Enquanto isso, em Grajaú, na zona sul da capital paulista, açougues e mercados estavam vendendo carcaça e pele de frango em bandejas e sacos plásticos. Em Guarulhos, no mercado Fonte Nova, somente a caixa de leite varia entre R$ 8 a R$ 10. No mesmo lugar, os subprodutos como misturas condensadas e soro de leite são alternativas mais baratas para a população.
Ainda conforme o Folha de São Paulo, uma moradora aposentada de 53 anos, do Jardim Cocaia, que pediu para não ser identificada, comentou que a qualidade do leite não é a mesma, e que honestamente não gosta de consumi-los, entretanto, ela precisa levar algum leite para sua casa. Em relação ao valor, a aposentada chega a pagar no máximo R$ 7, um valor que faz diferença no fim do mês.
Para a assistente administrativa Patrícia Ribeiro, 38, moradora do bairro Maranhão, na zona leste da capital, a solução é trocar os produtos para conseguir comprá-los, pois os valores aumentam diariamente nos supermercados, o que é impossível manter a mesma qualidade de vida. No mercado onde ela fazia compras, o leite condensado, por exemplo, custava o dobro da versão ‘genérica’.
“Vencidinhos”
A crise e a inflação também impulsionou os mercados que vendem produtos perto da data de validade, chamados de “vencidinhos”. O mercado Fonte Nova foi procurado pela Folha de São Paulo, mas não houve nenhum comunicado por parte das empresas.
Enquanto isso, Samuel Vieira, gerente de qualidade da Solito Alimentos, explica que feijão fora do tipo é o mesmo que o feijão carioca, porém, abriu-se no meio, ou seja, precisa ser classificado com “defeito” justamente por não ser um grão inteiro. O gerente garante que o produto é totalmente sadio, podendo ser consumido normalmente, tanto que ele é muito disputado por restaurantes e cozinhas industriais.
Consumo de pele e carcaça
Infelizmente, são mais de 15 milhões de pessoas passando fome no Brasil, e o número de pessoas que se alimentam de produtos como carcaça e pele de frango comprados ou obtidos por meio de doações cresce com frequência.
Ionara Jesus, moradora de São Paulo (SP), diz que comer pé e carcaça é um grande luxo em sua casa, visto que nem o ovo ela pode comprar mais pois está muito caro. Desempregada e com 4 filhas para sustentar, nem mesmo carcaça ela está podendo comprar, porque o dinheiro não tem sobrado.

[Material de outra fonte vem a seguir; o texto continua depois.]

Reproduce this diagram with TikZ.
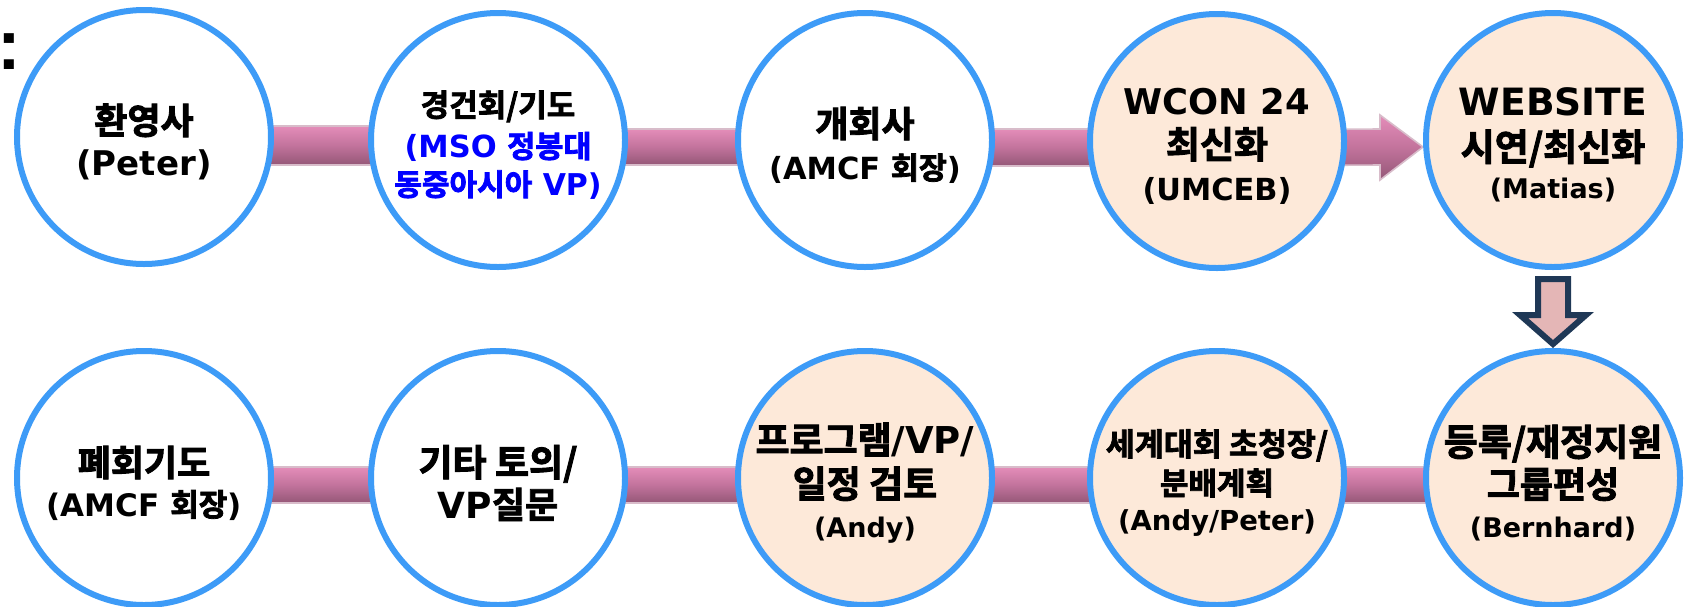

Já Elizabete Almeida Leite, de Nova Iguaçu (RJ), mãe de dois, tem conseguido se manter com ajuda da vizinha que doa alimento para a família. Elizabete diz que ganha carcaça, pele de galinha, gordura de porco e de boi. A senhora que a ajuda é catadora de reciclagem, que pede alimentos nos mercados e consegue compartilhar com Elizabete.

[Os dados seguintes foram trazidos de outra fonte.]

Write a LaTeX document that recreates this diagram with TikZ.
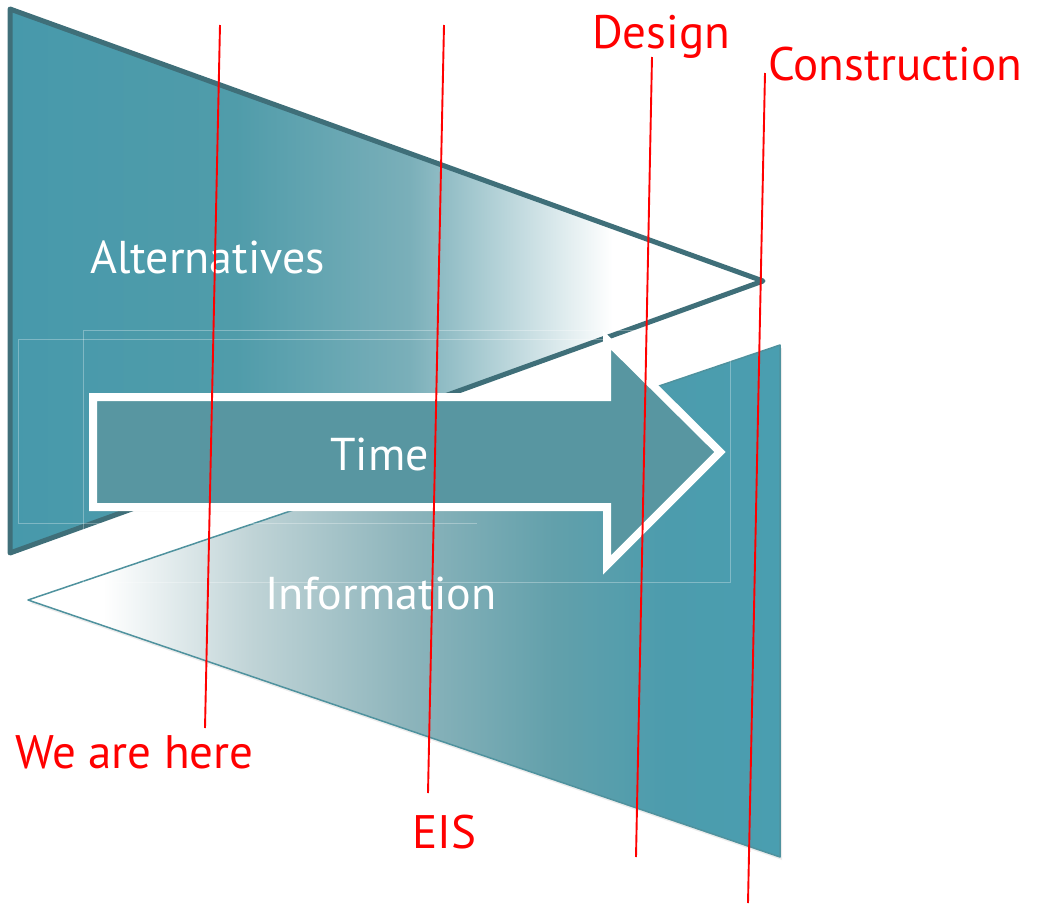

Para Josefa da Silva, que mora em Osasco (Grande SP), com 3 filhos, 4 netos e 1 sobrinha, as coisas não têm sido fáceis também. Todos estão desempregados, vivendo de bicos e com ajuda do Auxílio Brasil. A condição financeira da família piorou há quatro anos, quando um de seus filhos sofreu um acidente de moto e as sobras de comida compõem parte regular de sua alimentação.
Josefa diz que são as sobras da feira e as doações que recebe que permitem colocar comida na mesa da família. Perto de sua casa, as pessoas já conhecem a família, assim ela consegue pegar restos de frango, gordura e carcaça. Apesar disso, também é difícil, pois os açougues da região costumam vender de tudo nas condições que o país se encontra.

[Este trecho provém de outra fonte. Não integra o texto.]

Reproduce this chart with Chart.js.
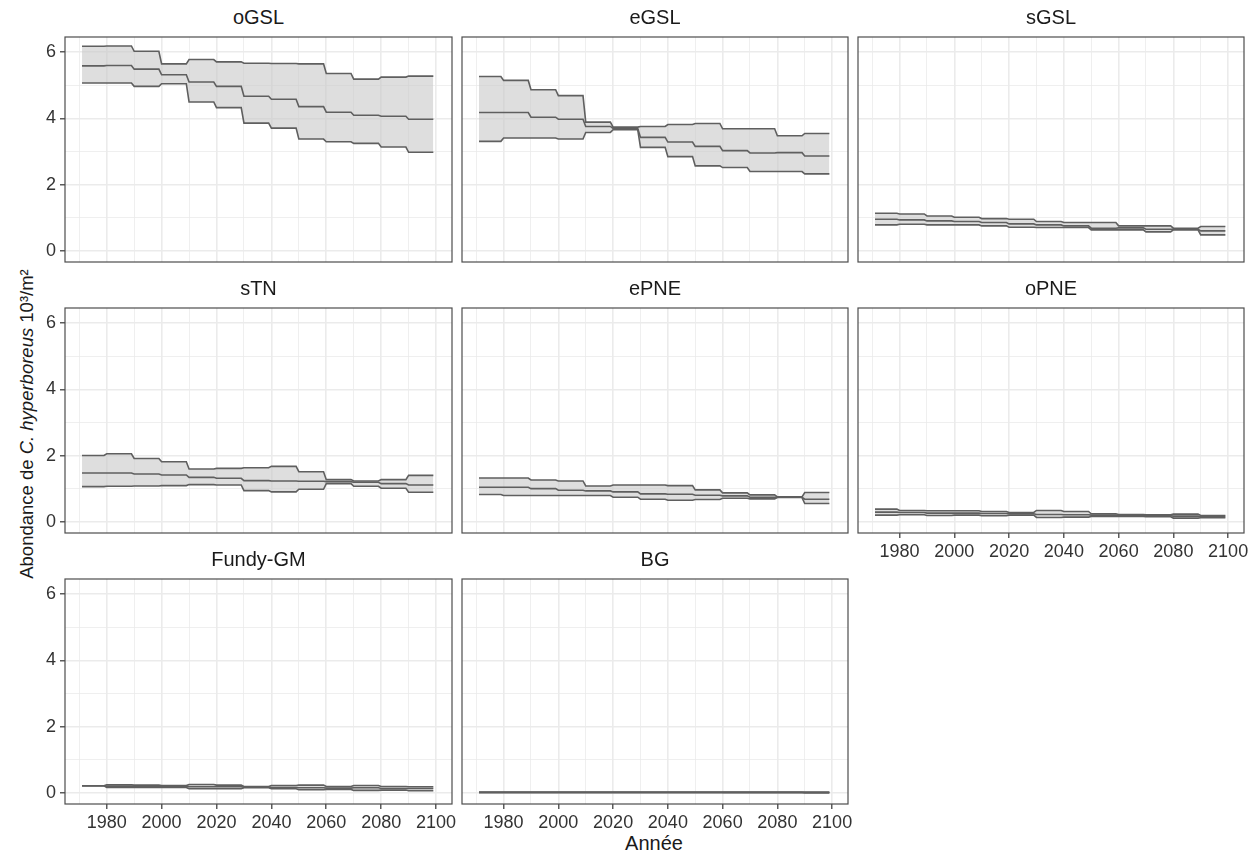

Segundo a Folha de São Paulo, o diretor-geral da ONG Banco de Alimentos, Jorge Toquetti, afirma que a ONG aproveita os alimentos que iriam para descarte. Eles passam recolhendo esses alimentos, fazendo uma nova triagem para consumo e encaminham para cerca de 60 instituições, que atendem por volta de 25 mil pessoas.
A ONG também conscientiza que parte de alimentos comumente vistos como sobras, como talos, cascas e sementes, podem ser aproveitadas por serem benéficos à saúde, muitas vezes são ricos em proteínas e vitaminas. Porém, desconsideram a carcaça e a pele de frango.
Consumo do passado
O diretor-executivo da ONG de combate à fome Ação da Cidadania, Rodrigo Afonso, afirma que o consumo de produtos comumente descartados, já fazia parte da rotina de dezenas de milhões de brasileiros, que recorrem a isso para conseguir alguma proteína para comer.
Afonso ainda explica que quando há insegurança alimentar, a alimentação de restos ou alimentos muito baratos predominam. Quando a pessoa está com fome, ela tenta ir atrás do que comer no dia, sem se importar em comer sobras ou procurar alimentos no lixo.